##### Input #####

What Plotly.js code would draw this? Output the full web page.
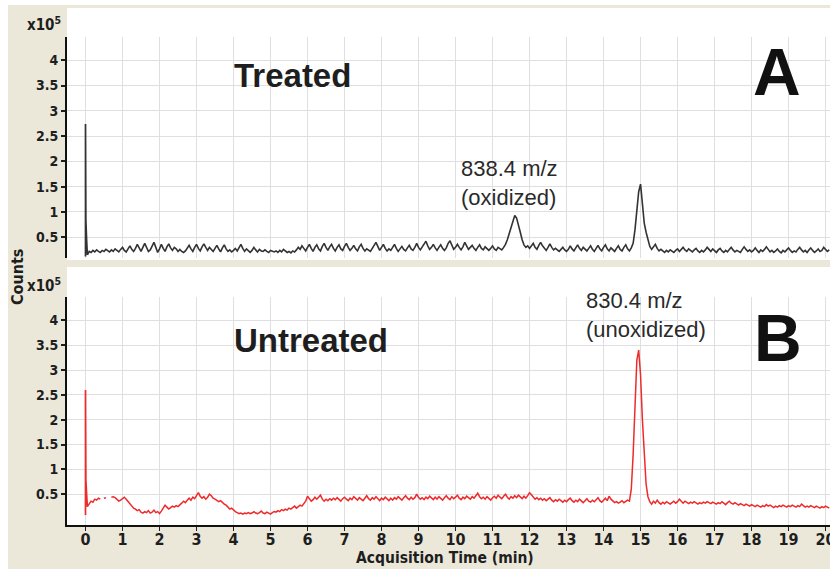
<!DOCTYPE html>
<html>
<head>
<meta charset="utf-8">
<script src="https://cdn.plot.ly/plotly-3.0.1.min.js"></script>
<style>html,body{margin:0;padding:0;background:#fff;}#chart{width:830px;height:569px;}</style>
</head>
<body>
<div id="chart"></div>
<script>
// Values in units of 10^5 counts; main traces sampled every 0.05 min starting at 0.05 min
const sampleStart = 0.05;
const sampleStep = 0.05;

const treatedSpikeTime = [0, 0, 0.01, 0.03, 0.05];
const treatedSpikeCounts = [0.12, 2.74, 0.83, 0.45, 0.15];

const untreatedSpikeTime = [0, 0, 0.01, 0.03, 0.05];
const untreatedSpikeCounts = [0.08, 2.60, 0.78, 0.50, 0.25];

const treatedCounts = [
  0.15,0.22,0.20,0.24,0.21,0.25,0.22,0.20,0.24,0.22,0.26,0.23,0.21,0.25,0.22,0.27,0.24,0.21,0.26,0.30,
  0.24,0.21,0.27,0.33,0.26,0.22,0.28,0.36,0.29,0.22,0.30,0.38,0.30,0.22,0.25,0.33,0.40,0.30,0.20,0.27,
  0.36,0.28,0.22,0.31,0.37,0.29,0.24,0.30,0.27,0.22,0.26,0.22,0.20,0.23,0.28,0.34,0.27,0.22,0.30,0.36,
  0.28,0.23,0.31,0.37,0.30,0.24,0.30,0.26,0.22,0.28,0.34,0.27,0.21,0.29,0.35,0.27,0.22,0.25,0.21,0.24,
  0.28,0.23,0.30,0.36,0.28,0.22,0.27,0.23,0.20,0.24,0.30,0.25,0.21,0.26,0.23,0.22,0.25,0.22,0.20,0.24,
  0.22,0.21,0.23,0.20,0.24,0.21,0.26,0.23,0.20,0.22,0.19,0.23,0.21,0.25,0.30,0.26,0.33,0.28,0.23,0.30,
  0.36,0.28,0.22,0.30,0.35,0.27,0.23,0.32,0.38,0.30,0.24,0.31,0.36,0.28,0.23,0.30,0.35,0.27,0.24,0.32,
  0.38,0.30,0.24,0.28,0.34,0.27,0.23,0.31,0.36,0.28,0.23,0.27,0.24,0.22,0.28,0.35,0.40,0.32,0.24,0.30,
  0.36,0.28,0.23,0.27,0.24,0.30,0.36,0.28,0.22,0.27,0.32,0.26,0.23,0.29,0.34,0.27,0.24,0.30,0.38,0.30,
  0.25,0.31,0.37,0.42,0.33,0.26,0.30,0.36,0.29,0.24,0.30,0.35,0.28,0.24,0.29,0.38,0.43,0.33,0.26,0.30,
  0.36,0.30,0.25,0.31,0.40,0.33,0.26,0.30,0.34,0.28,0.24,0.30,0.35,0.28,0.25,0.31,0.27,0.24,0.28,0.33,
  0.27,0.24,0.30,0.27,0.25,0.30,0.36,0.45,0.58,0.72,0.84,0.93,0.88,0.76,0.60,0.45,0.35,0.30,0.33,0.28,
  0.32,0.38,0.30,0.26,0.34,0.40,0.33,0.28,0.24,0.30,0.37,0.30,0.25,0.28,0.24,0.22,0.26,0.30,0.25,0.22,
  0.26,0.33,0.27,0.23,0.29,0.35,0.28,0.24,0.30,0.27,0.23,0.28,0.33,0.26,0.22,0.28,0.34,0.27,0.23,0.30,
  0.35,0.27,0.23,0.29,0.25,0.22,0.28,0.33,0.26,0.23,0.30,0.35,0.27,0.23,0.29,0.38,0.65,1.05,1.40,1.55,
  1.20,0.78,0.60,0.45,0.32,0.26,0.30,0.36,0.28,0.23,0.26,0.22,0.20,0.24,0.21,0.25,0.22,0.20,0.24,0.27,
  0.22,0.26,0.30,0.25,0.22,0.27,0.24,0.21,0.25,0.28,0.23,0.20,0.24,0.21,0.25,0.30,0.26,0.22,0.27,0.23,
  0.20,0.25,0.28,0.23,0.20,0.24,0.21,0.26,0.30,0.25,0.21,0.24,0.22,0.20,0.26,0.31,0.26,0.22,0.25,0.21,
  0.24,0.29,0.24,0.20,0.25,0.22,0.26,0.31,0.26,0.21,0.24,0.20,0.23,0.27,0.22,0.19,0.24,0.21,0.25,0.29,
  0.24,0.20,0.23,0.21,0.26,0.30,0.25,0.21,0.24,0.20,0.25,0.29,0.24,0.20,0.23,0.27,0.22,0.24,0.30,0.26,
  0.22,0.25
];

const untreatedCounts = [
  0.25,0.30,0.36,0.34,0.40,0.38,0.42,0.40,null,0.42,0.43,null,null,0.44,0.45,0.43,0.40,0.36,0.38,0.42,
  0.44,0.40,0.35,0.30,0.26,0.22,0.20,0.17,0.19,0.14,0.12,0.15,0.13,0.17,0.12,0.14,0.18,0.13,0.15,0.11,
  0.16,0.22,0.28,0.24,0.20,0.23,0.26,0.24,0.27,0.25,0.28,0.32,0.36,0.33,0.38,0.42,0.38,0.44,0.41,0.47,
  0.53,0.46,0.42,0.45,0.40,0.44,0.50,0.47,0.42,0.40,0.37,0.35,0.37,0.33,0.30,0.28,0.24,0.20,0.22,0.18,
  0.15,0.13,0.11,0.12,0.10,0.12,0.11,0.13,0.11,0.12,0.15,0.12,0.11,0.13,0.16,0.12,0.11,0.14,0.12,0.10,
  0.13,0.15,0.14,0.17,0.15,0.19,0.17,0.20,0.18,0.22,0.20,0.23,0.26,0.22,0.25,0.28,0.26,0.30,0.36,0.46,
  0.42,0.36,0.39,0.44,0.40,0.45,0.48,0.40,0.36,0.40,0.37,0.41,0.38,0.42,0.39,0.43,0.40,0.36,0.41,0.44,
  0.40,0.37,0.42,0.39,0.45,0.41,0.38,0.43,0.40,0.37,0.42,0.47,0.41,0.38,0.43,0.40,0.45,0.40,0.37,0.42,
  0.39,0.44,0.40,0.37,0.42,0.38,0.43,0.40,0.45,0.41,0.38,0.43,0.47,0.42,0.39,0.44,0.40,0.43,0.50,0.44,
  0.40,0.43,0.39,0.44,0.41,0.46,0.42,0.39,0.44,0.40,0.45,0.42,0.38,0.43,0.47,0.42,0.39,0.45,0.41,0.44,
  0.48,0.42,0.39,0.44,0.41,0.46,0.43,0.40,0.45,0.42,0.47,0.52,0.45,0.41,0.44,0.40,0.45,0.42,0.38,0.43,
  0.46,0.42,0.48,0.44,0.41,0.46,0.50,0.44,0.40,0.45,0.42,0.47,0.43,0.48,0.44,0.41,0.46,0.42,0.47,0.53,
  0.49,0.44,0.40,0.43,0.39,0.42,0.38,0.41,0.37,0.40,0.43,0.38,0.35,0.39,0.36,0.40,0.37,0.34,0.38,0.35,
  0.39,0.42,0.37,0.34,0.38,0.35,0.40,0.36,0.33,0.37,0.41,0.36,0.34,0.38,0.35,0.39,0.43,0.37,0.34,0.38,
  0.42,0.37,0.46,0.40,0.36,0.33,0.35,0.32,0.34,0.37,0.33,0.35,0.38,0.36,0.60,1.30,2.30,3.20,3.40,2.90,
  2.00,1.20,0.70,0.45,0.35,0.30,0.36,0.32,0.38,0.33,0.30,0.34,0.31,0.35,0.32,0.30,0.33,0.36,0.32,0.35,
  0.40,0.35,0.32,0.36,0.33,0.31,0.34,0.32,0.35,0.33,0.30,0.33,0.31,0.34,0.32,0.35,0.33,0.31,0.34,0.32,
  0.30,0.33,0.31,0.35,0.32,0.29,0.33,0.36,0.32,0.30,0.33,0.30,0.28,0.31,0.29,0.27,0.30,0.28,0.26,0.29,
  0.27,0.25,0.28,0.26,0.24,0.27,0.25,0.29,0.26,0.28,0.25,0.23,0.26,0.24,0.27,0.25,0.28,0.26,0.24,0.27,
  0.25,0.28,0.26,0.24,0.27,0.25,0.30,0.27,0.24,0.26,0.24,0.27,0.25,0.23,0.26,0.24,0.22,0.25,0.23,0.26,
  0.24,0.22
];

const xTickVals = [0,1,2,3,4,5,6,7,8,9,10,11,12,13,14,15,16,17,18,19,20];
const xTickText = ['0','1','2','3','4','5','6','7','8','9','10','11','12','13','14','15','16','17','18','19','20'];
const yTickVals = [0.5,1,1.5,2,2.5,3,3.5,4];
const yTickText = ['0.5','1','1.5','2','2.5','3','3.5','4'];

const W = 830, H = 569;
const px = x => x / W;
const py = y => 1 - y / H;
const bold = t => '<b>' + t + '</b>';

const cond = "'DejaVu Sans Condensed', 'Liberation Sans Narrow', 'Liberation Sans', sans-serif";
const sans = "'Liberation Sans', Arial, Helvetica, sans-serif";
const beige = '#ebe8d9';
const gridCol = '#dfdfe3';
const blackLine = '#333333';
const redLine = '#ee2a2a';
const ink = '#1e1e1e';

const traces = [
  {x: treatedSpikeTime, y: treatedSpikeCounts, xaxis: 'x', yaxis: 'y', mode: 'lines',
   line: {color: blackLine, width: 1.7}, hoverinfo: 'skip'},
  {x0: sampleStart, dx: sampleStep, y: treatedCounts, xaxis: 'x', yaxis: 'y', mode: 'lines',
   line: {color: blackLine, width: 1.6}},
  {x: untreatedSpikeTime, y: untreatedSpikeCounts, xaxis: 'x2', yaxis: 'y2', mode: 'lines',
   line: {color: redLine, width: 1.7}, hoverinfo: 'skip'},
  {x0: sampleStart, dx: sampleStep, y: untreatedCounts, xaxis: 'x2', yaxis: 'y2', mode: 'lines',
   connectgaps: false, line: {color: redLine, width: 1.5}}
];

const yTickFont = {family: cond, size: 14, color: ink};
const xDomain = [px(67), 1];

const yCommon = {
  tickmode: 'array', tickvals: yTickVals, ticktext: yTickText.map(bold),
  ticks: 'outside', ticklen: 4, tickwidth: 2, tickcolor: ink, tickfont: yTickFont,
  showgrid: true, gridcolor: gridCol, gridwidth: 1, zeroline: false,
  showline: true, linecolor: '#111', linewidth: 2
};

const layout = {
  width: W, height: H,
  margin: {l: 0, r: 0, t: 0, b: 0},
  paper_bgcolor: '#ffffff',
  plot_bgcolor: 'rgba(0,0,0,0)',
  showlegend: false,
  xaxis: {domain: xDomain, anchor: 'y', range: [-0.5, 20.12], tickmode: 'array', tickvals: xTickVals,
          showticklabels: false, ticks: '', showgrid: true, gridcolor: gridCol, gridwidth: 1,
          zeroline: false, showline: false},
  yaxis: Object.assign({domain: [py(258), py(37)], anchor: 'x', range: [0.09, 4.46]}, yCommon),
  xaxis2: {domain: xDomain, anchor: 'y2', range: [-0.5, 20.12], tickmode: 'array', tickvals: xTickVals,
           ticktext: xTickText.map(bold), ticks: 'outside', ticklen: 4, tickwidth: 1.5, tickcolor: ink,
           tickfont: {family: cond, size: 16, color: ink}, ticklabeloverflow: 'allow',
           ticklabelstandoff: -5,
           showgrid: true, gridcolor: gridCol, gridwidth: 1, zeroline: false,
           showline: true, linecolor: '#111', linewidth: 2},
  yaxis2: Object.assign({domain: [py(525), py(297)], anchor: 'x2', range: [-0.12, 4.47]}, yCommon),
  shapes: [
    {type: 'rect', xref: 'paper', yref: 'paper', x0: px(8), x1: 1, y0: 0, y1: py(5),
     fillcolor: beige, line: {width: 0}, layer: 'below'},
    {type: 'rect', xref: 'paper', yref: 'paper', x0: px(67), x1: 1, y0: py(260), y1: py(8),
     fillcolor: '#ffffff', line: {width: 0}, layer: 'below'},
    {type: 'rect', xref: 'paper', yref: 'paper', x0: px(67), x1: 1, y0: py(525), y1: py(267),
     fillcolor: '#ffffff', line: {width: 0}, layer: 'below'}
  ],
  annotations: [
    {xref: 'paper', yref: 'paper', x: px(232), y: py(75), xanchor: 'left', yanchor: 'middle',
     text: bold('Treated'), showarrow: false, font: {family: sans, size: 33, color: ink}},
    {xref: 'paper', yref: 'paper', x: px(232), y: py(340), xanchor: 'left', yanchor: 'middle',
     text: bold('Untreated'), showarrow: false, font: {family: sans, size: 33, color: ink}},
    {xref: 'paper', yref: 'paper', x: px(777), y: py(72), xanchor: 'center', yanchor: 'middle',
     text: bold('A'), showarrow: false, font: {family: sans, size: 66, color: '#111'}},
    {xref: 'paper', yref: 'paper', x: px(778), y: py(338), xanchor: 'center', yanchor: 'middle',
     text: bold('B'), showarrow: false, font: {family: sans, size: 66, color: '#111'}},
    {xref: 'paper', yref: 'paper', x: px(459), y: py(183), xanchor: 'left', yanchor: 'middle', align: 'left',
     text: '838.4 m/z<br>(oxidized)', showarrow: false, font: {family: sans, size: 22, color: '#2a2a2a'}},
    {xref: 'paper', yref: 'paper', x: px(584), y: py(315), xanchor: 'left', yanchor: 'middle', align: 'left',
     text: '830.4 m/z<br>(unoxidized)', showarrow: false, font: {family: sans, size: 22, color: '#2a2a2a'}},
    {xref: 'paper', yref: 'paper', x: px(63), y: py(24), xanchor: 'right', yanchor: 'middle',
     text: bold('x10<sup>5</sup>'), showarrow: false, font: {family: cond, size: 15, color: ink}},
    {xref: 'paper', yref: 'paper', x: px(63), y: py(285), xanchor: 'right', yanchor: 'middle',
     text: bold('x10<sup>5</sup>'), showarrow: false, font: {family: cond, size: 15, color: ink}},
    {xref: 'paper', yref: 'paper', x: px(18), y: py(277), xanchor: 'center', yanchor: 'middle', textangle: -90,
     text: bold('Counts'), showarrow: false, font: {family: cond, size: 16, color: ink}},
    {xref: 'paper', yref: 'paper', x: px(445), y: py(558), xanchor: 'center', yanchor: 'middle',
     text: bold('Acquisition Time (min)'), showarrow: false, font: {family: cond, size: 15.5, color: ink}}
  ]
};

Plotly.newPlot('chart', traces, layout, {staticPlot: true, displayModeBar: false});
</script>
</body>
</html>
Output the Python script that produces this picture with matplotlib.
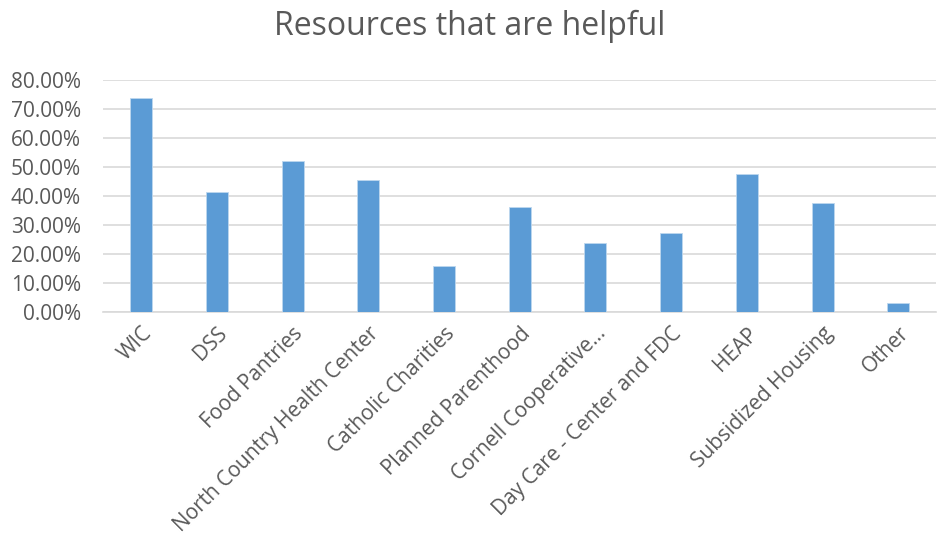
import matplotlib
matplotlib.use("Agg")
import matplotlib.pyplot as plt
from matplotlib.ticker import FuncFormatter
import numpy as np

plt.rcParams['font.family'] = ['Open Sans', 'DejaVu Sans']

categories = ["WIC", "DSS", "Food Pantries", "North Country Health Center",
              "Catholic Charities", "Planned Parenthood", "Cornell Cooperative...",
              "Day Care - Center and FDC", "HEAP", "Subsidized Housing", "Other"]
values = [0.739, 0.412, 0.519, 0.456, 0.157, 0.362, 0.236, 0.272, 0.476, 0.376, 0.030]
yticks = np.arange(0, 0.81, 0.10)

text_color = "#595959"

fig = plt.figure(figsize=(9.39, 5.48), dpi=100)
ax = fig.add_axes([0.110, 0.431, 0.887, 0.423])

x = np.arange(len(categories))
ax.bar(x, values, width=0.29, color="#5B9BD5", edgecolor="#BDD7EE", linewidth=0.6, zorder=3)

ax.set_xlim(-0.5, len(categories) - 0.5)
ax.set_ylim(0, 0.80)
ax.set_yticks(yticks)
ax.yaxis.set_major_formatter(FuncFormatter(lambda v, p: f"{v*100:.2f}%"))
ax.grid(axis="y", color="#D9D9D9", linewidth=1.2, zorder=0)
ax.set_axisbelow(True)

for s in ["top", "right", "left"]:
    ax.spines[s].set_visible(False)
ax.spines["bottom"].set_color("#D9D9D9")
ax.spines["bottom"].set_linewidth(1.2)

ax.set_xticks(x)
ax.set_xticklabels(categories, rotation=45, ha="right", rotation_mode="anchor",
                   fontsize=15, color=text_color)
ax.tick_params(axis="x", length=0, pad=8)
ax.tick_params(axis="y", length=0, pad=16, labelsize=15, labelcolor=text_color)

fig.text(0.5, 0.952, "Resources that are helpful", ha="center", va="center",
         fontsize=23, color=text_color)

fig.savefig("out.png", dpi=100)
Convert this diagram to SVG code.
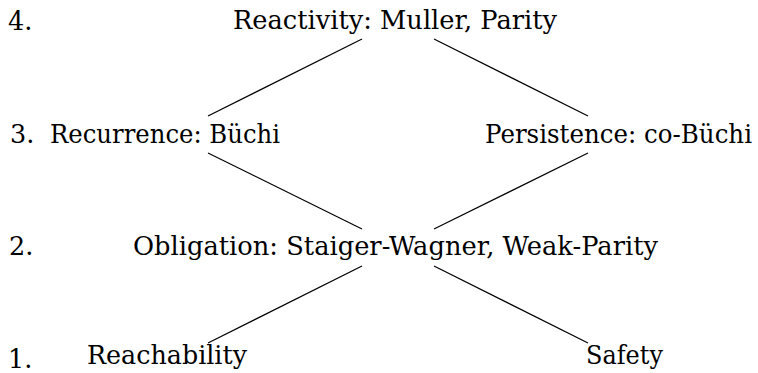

#####

Filter the entries down to the lines containing "that". Copy each of those lines.

Output for this task
Output the Python script that produces this picture with matplotlib.
fig.text(0.5, 0.952, "Resources that are helpful", ha="center", va="center",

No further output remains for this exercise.